*Material provided*
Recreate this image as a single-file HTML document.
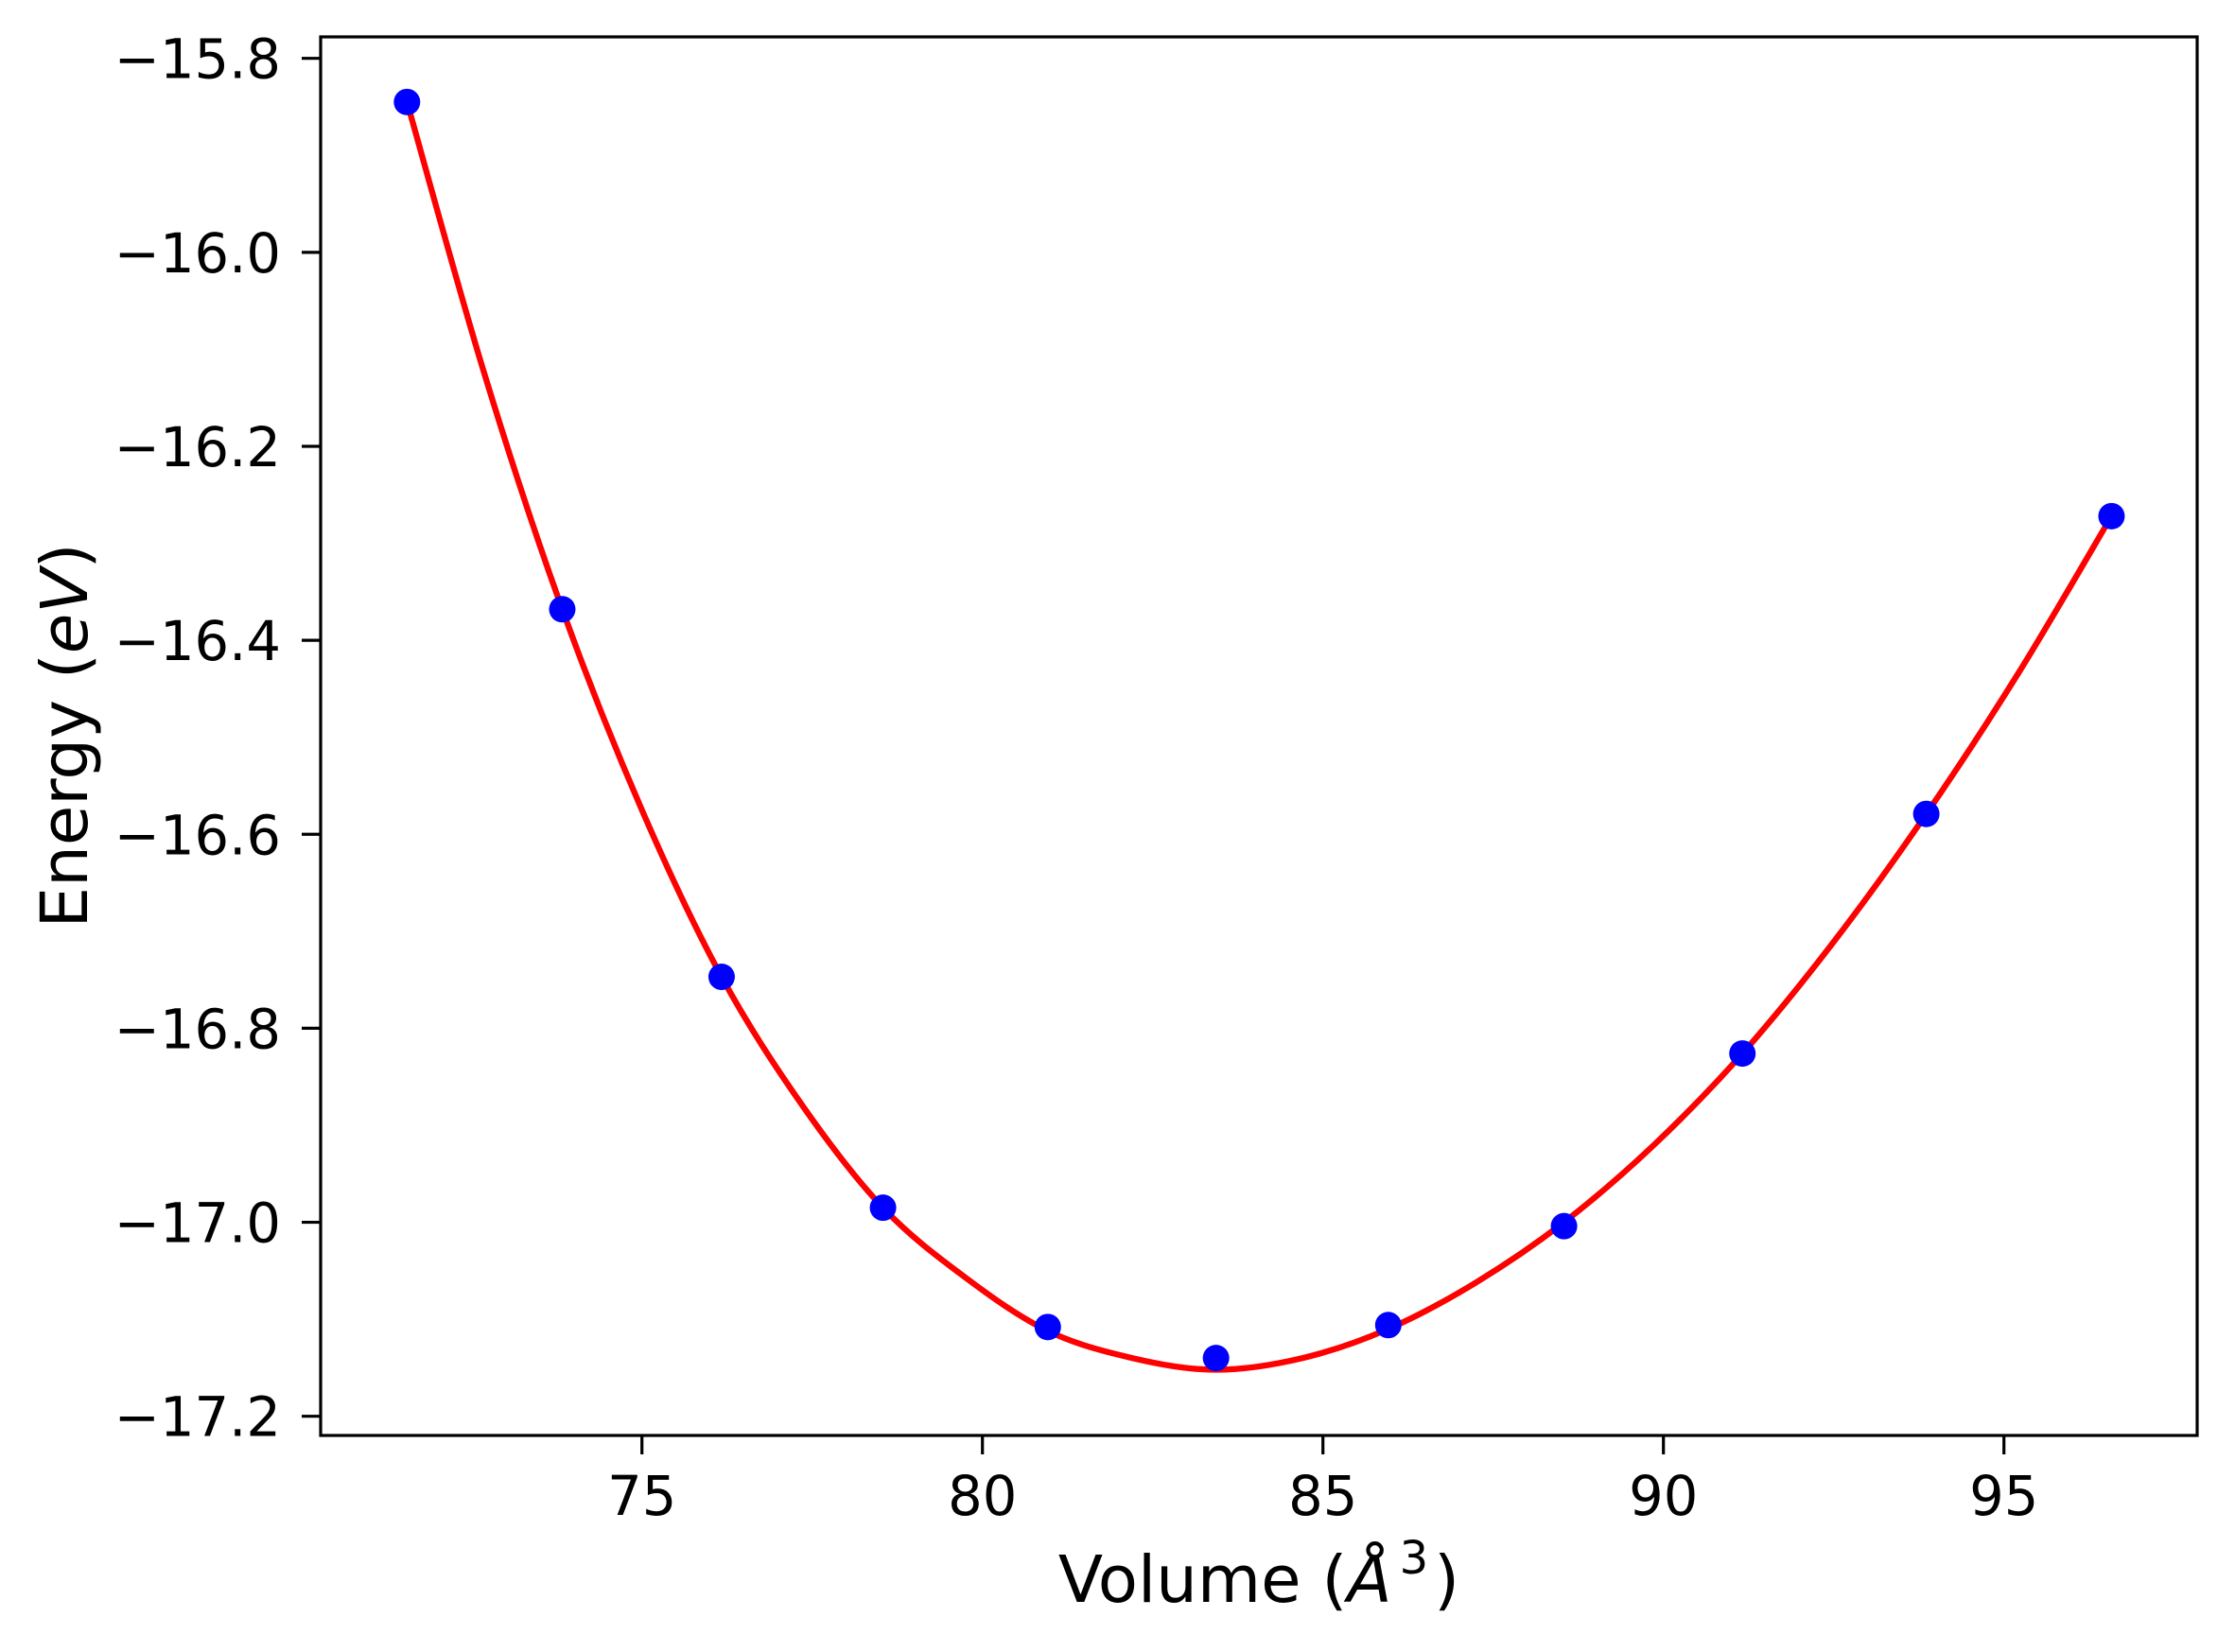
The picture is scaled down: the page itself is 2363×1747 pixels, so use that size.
<!DOCTYPE html>
<html><head><meta charset="utf-8"><style>
html,body{margin:0;padding:0;background:#fff;}
svg{display:block;font-family:"DejaVu Sans","Liberation Sans",sans-serif;}
</style></head><body>
<svg id="chart" width="2363" height="1747" viewBox="0 0 2363 1747" xmlns="http://www.w3.org/2000/svg">
<rect x="0" y="0" width="2363" height="1747" fill="#fff"/>
<g id="plot"></g>
</svg>
<script>
const volumes = [71.55, 73.83, 76.17, 78.54, 80.96, 83.43, 85.96, 88.54, 91.16, 93.86, 96.58];
const energies = [-15.845, -16.368, -16.747, -16.985, -17.108, -17.140, -17.106, -17.004, -16.826, -16.579, -16.272];
const fitVolumes = [71.55, 72.69, 73.83, 75.0, 76.17, 77.36, 78.54, 79.75, 80.96, 82.2, 83.43, 84.7, 85.96, 87.25, 88.54, 89.85, 91.16, 92.51, 93.86, 95.22, 96.58];
const fitEnergies = [-15.845, -16.126, -16.368, -16.575, -16.747, -16.880, -16.985, -17.057, -17.112, -17.140, -17.152, -17.140, -17.110, -17.062, -17.000, -16.921, -16.826, -16.710, -16.579, -16.433, -16.272];
const xTicks = [75, 80, 85, 90, 95];
const yTicks = [-15.8, -16.0, -16.2, -16.4, -16.6, -16.8, -17.0, -17.2];

const L = 339, R = 2323, T = 39, B = 1518;
function xs(v){ return 678.7 + (v - 75) * 72.0; }
function ys(e){ return 61.7 + (-15.8 - e) * 1025.7; }

const NS = "http://www.w3.org/2000/svg";
const g = document.getElementById('plot');
function mk(tag, attrs, parent){
  const el = document.createElementNS(NS, tag);
  for (const k in attrs) el.setAttribute(k, attrs[k]);
  (parent || g).appendChild(el);
  return el;
}

const pts = fitVolumes.map((v,i)=>[xs(v), ys(fitEnergies[i])]);
let d = "M" + pts[0][0] + "," + pts[0][1];
for (let i = 0; i < pts.length - 1; i++) {
  const p0 = pts[Math.max(0,i-1)], p1 = pts[i], p2 = pts[i+1], p3 = pts[Math.min(pts.length-1,i+2)];
  const c1x = p1[0] + (p2[0]-p0[0])/6, c1y = p1[1] + (p2[1]-p0[1])/6;
  const c2x = p2[0] - (p3[0]-p1[0])/6, c2y = p2[1] - (p3[1]-p1[1])/6;
  d += " C" + c1x + "," + c1y + " " + c2x + "," + c2y + " " + p2[0] + "," + p2[1];
}
const curve = mk('path', {d: d, fill: 'none', stroke: '#ff0000', 'stroke-width': 6.3, 'stroke-linejoin': 'round'});



volumes.forEach((v, i) => {
  const c = mk('circle', {cx: xs(v), cy: ys(energies[i]), r: 14, fill: '#0000ff'});
  
  
});

const frame = mk('rect', {x: L, y: T, width: R - L, height: B - T, fill: 'none', stroke: '#000', 'stroke-width': 3.2});



xTicks.forEach(t => {
  const x = xs(t);
  const tk = mk('line', {x1: x, y1: B, x2: x, y2: B + 20, stroke: '#000', 'stroke-width': 3.2});
  
  
  const lb = mk('text', {x: x, y: 1602, 'text-anchor': 'middle', 'font-size': 57.5, fill: '#000'});
  lb.textContent = String(t);
  
  
});

yTicks.forEach(t => {
  const y = ys(t);
  const tk = mk('line', {x1: L - 20, y1: y, x2: L, y2: y, stroke: '#000', 'stroke-width': 3.2});
  
  
  const lb = mk('text', {x: 297, y: y + 21, 'text-anchor': 'end', 'font-size': 57.5, fill: '#000'});
  lb.textContent = '\u2212' + Math.abs(t).toFixed(1);
  
  
});

const xt = mk('text', {x: 1331, y: 1694, 'text-anchor': 'middle', 'font-size': 69, fill: '#000'});


xt.innerHTML = 'Volume (<tspan font-style="italic">Å</tspan><tspan dx="8" dy="-30" font-size="48">3</tspan><tspan dx="6" dy="30">)</tspan>';

const yt = mk('text', {x: 0, y: 0, 'text-anchor': 'middle', 'font-size': 69, fill: '#000', transform: 'translate(92,778) rotate(-90)'});


yt.innerHTML = 'Energy (<tspan font-style="italic">eV</tspan>)';
</script>
</body></html>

*Instruction*
Give the data again exactly as written, with all pictures left out.

*Answer to the exercise*
Recreate this image as a single-file HTML document.
The picture is scaled down: the page itself is 2363×1747 pixels, so use that size.
<!DOCTYPE html>
<html><head><meta charset="utf-8"><style>
html,body{margin:0;padding:0;background:#fff;}
svg{display:block;font-family:"DejaVu Sans","Liberation Sans",sans-serif;}
</style></head><body>
<svg id="chart" width="2363" height="1747" viewBox="0 0 2363 1747" xmlns="http://www.w3.org/2000/svg">
<rect x="0" y="0" width="2363" height="1747" fill="#fff"/>
<g id="plot"></g>
</svg>
<script>
const volumes = [71.55, 73.83, 76.17, 78.54, 80.96, 83.43, 85.96, 88.54, 91.16, 93.86, 96.58];
const energies = [-15.845, -16.368, -16.747, -16.985, -17.108, -17.140, -17.106, -17.004, -16.826, -16.579, -16.272];
const fitVolumes = [71.55, 72.69, 73.83, 75.0, 76.17, 77.36, 78.54, 79.75, 80.96, 82.2, 83.43, 84.7, 85.96, 87.25, 88.54, 89.85, 91.16, 92.51, 93.86, 95.22, 96.58];
const fitEnergies = [-15.845, -16.126, -16.368, -16.575, -16.747, -16.880, -16.985, -17.057, -17.112, -17.140, -17.152, -17.140, -17.110, -17.062, -17.000, -16.921, -16.826, -16.710, -16.579, -16.433, -16.272];
const xTicks = [75, 80, 85, 90, 95];
const yTicks = [-15.8, -16.0, -16.2, -16.4, -16.6, -16.8, -17.0, -17.2];

const L = 339, R = 2323, T = 39, B = 1518;
function xs(v){ return 678.7 + (v - 75) * 72.0; }
function ys(e){ return 61.7 + (-15.8 - e) * 1025.7; }

const NS = "http://www.w3.org/2000/svg";
const g = document.getElementById('plot');
function mk(tag, attrs, parent){
  const el = document.createElementNS(NS, tag);
  for (const k in attrs) el.setAttribute(k, attrs[k]);
  (parent || g).appendChild(el);
  return el;
}

const pts = fitVolumes.map((v,i)=>[xs(v), ys(fitEnergies[i])]);
let d = "M" + pts[0][0] + "," + pts[0][1];
for (let i = 0; i < pts.length - 1; i++) {
  const p0 = pts[Math.max(0,i-1)], p1 = pts[i], p2 = pts[i+1], p3 = pts[Math.min(pts.length-1,i+2)];
  const c1x = p1[0] + (p2[0]-p0[0])/6, c1y = p1[1] + (p2[1]-p0[1])/6;
  const c2x = p2[0] - (p3[0]-p1[0])/6, c2y = p2[1] - (p3[1]-p1[1])/6;
  d += " C" + c1x + "," + c1y + " " + c2x + "," + c2y + " " + p2[0] + "," + p2[1];
}
const curve = mk('path', {d: d, fill: 'none', stroke: '#ff0000', 'stroke-width': 6.3, 'stroke-linejoin': 'round'});



volumes.forEach((v, i) => {
  const c = mk('circle', {cx: xs(v), cy: ys(energies[i]), r: 14, fill: '#0000ff'});
  
  
});

const frame = mk('rect', {x: L, y: T, width: R - L, height: B - T, fill: 'none', stroke: '#000', 'stroke-width': 3.2});



xTicks.forEach(t => {
  const x = xs(t);
  const tk = mk('line', {x1: x, y1: B, x2: x, y2: B + 20, stroke: '#000', 'stroke-width': 3.2});
  
  
  const lb = mk('text', {x: x, y: 1602, 'text-anchor': 'middle', 'font-size': 57.5, fill: '#000'});
  lb.textContent = String(t);
  
  
});

yTicks.forEach(t => {
  const y = ys(t);
  const tk = mk('line', {x1: L - 20, y1: y, x2: L, y2: y, stroke: '#000', 'stroke-width': 3.2});
  
  
  const lb = mk('text', {x: 297, y: y + 21, 'text-anchor': 'end', 'font-size': 57.5, fill: '#000'});
  lb.textContent = '\u2212' + Math.abs(t).toFixed(1);
  
  
});

const xt = mk('text', {x: 1331, y: 1694, 'text-anchor': 'middle', 'font-size': 69, fill: '#000'});


xt.innerHTML = 'Volume (<tspan font-style="italic">Å</tspan><tspan dx="8" dy="-30" font-size="48">3</tspan><tspan dx="6" dy="30">)</tspan>';

const yt = mk('text', {x: 0, y: 0, 'text-anchor': 'middle', 'font-size': 69, fill: '#000', transform: 'translate(92,778) rotate(-90)'});


yt.innerHTML = 'Energy (<tspan font-style="italic">eV</tspan>)';
</script>
</body></html>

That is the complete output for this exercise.